Pour Jamais seul (Warner), son premier album depuis ses ennuis de santé, Johnny Hallyday s'est entouré de jeunes musiciens dont Matthieu Chédid, alias -M- qui l'ont emmené hors des sentiers battus, pour un résultat frais et souvent surprenant mais manquant de cohérence.

La star du rock français, qui a frôlé la mort fin 2009 et a traversé une période de dépression, a conçu cet album comme un retour aux sources.

Le disque publié lundi a été enregistré «à l'ancienne» à Los Angeles. «Nous étions quatre ensemble, comme un groupe et nous avons enregistré comme dans les années 60-70, en direct», expliquait récemment Johnny dans un entretien à la radio RTL.

Le rockeur a fait appel à trois musiciens de la nouvelle génération: Vincent Polycarpe batteur du groupe Gush, Maxim Nucci (Yodelice) et Matthieu Chédid (-M-), qui signe la plupart des titres et réalise l'album.

L'entourage du chanteur avait annoncé un album brut au son blues, faisant espérer à certains un disque à la Johnny Cash. Il n'en est rien.

L'album est fortement marqué par les univers de Yodelice (dont il reprend un titre) et surtout de Matthieu Chédid. Fortement médiatisée, la rencontre entre celui-ci et Johnny Hallyday a été déterminante et l'album est aussi une sorte d'adoubement de -M- par le «taulier» du rock français.

Johnny se fond dans le style de «Mister Mystère» et flirte avec la guitare - omniprésente - du musicien, dont il loue régulièrement lors de ses interviews les qualités de «guitar hero».

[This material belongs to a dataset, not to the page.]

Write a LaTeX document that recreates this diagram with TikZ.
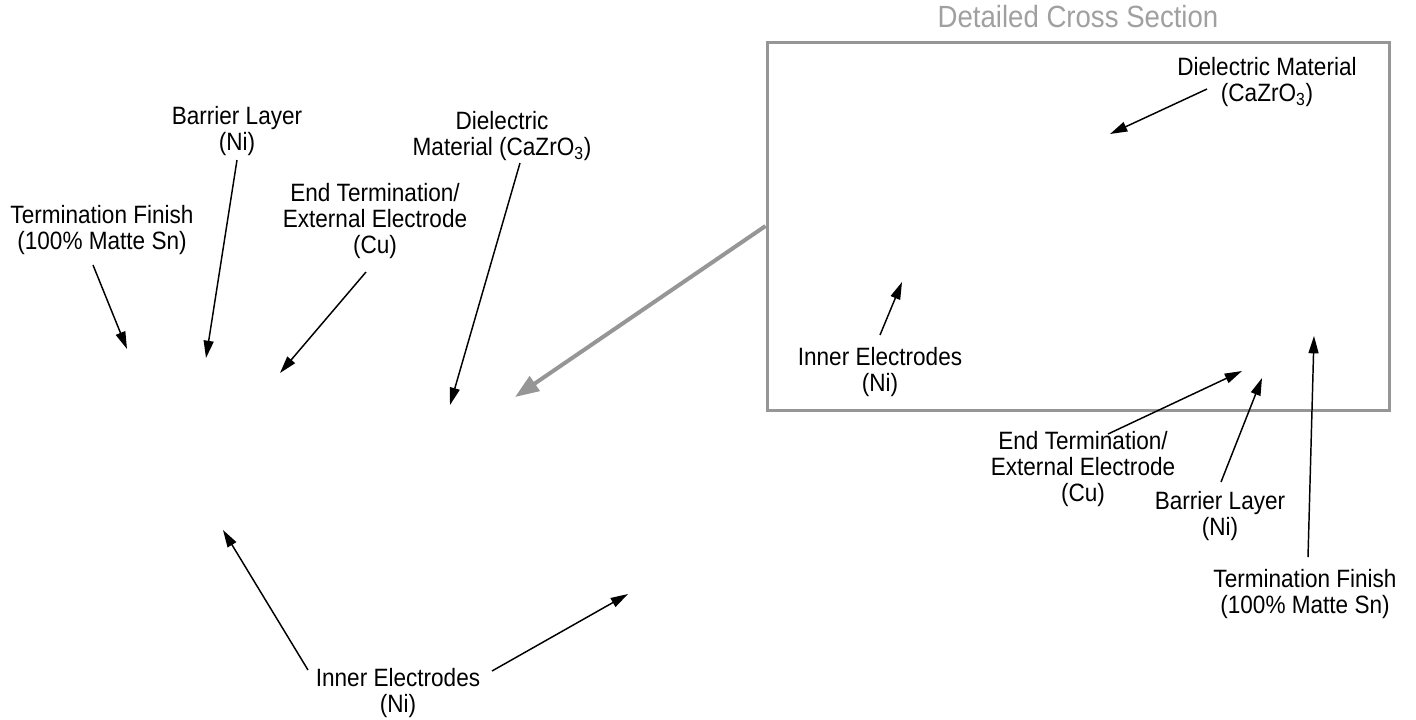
\documentclass[tikz,border=0pt]{standalone}
\usepackage{fontspec}
\setmainfont{Liberation Sans}[FakeStretch=0.9]
\usepackage{tikz}
\usetikzlibrary{arrows.meta,calc}
\definecolor{detailgray}{RGB}{150,150,150}
\definecolor{titlegray}{RGB}{160,160,160}

\begin{document}
\begin{tikzpicture}[x=0.75pt,y=-0.75pt,
  callout/.style={align=center,inner sep=1pt,font=\fontsize{18.8}{19.5}\selectfont},
  pointer/.style={line width=1.1pt,-{Triangle[length=13pt,width=7.5pt]}},
  zoomline/.style={draw=detailgray,line width=3pt,-{Triangle[length=18pt,width=13pt]}}]
\useasboundingbox (0,0) rectangle (1416,719);
% whole part
\node [callout] (finishL) at (102,230) {Termination Finish\\(100\% Matte Sn)};
\node [callout] (barrierL) at (237,131) {Barrier Layer\\(Ni)};
\node [callout] (endL) at (375,221) {End Termination/\\External Electrode\\(Cu)};
\node [callout] (dielL) at (502,136) {Dielectric\\Material (CaZrO\textsubscript{3})};
\node [callout] (innerL) at (398,693) {Inner Electrodes\\(Ni)};
\coordinate (finishLtip) at (127,349);
\coordinate (barrierLtip) at (206,358);
\coordinate (endLtip) at (280,373);
\coordinate (dielLtip) at (450,405);
\coordinate (innerLtipA) at (223,530);
\coordinate (innerLtipB) at (628,594);
\draw [pointer] ($(finishL)+(-9,35)$) -- (finishLtip);
\draw [pointer] ($(barrierL)+(0,29)$) -- (barrierLtip);
\draw [pointer] ($(endL)+(-9,51)$) -- (endLtip);
\draw [pointer] ($(dielL)+(18,27)$) -- (dielLtip);
\draw [pointer] ($(innerL)+(-90,-23)$) -- (innerLtipA);
\draw [pointer] ($(innerL)+(94,-22)$) -- (innerLtipB);
% detailed cross section
\node [draw=detailgray,line width=2.25pt,inner sep=0pt,minimum width=466.5pt,minimum height=276pt] (detail) at (1078,226) {};
\node [text=titlegray,font=\fontsize{23}{26}\selectfont] (title) at (1078,17) {Detailed Cross Section};
\coordinate (zoomtip) at (515,397);
\draw [zoomline] (detail.west) -- (zoomtip);
\node [callout] (dielR) at (1267,82) {Dielectric Material\\(CaZrO\textsubscript{3})};
\node [callout] (innerR) at (880,372) {Inner Electrodes\\(Ni)};
\node [callout] (endR) at (1083,469) {End Termination/\\External Electrode\\(Cu)};
\node [callout] (barrierR) at (1220,516) {Barrier Layer\\(Ni)};
\node [callout] (finishR) at (1305,594) {Termination Finish\\(100\% Matte Sn)};
\coordinate (dielRtip) at (1110,134);
\coordinate (innerRtip) at (902,282);
\coordinate (endRtip) at (1242,371);
\coordinate (barrierRtip) at (1262,378);
\coordinate (finishRtip) at (1314,336);
\draw [pointer] ($(dielR)+(-60,7)$) -- (dielRtip);
\draw [pointer] ($(innerR)+(0,-37)$) -- (innerRtip);
\draw [pointer] ($(endR)+(25,-35)$) -- (endRtip);
\draw [pointer] ($(barrierR)+(1,-34)$) -- (barrierRtip);
\draw [pointer] ($(finishR)+(3,-37)$) -- (finishRtip);
\end{tikzpicture}
\end{document}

Les deux hommes font d'ailleurs étalage de leur complicité sur le titre England où la voix haut perchée de l'un répond au timbre grave de l'autre.

Jamais seul s'ouvre sur un retour à la période des débuts de Johnny avec Paul et Mick, hommage aux Beatles et aux Stones dans le plus pur style du rock anglais des années 60.

Dès le deuxième morceau, l'auditeur fait un bond de dix ans en avant avec Guitar hero, autre hommage de Johnny à son «ami» Jimi Hendrix.

Le chanteur sort des schémas dans lesquels il s'était souvent enfermé dans ses derniers albums. Yodelice le transporte dans un Ouest mystique et crépusculaire sur Jamais seul (un des titres les plus réussis du disque où il évoque les épreuves de ces derniers mois), tandis que -M- l'emmène dans la savane africaine (Les herbes folles).

Dans ce voyage musical, qui manque parfois de cohérence, le bon (Elle a mis de l'eau, ode toute en retenue à sa femme Laeticia) côtoie le moins bon (Tanagra, reprise qui manque de délicatesse d'une chanson très explicite de Brigitte Fontaine).

Johnny Hallyday, qui a craint un temps avoir perdu sa voix après ses ennuis de santé, apparaît en forme.

Il prend des intonations chaudes sur certains titres, en érafle d'autres de sa voix rauque, pousse dans les aigüs sur quelques morceaux. Il s'essaye même plusieurs fois à une interprétation davantage parlée que chantée, pour un résultat plutôt réussi.

La plupart des titres bénéficient d'arrangements plus dépouillés qu'à l'accoutumée, qui laissent de l'espace à la voix et à l'interprétation.

Mais celle-ci pâtit de la faiblesse des textes, signés Matthieu Chédid et Hocine Merabet. Plutôt que de se nourrir du vécu du chanteur, ils oscillent trop souvent entre jeux de mots faciles («y a pas de polémique/entre Paul et Mick» sur Paul et Mick) et sujets creux («Dandy, je suis resté/Dandy, je resterai. C'est pas moi qui le dit/Ce sont les enfants qui ont grandi» sur Dandy).

Le nouvel album bénéficiera en France d'une campagne de promotion qui s'assimile à une déferlante médiatique, avec interviews fleuves dans la presse et soirée spéciale à la télévision.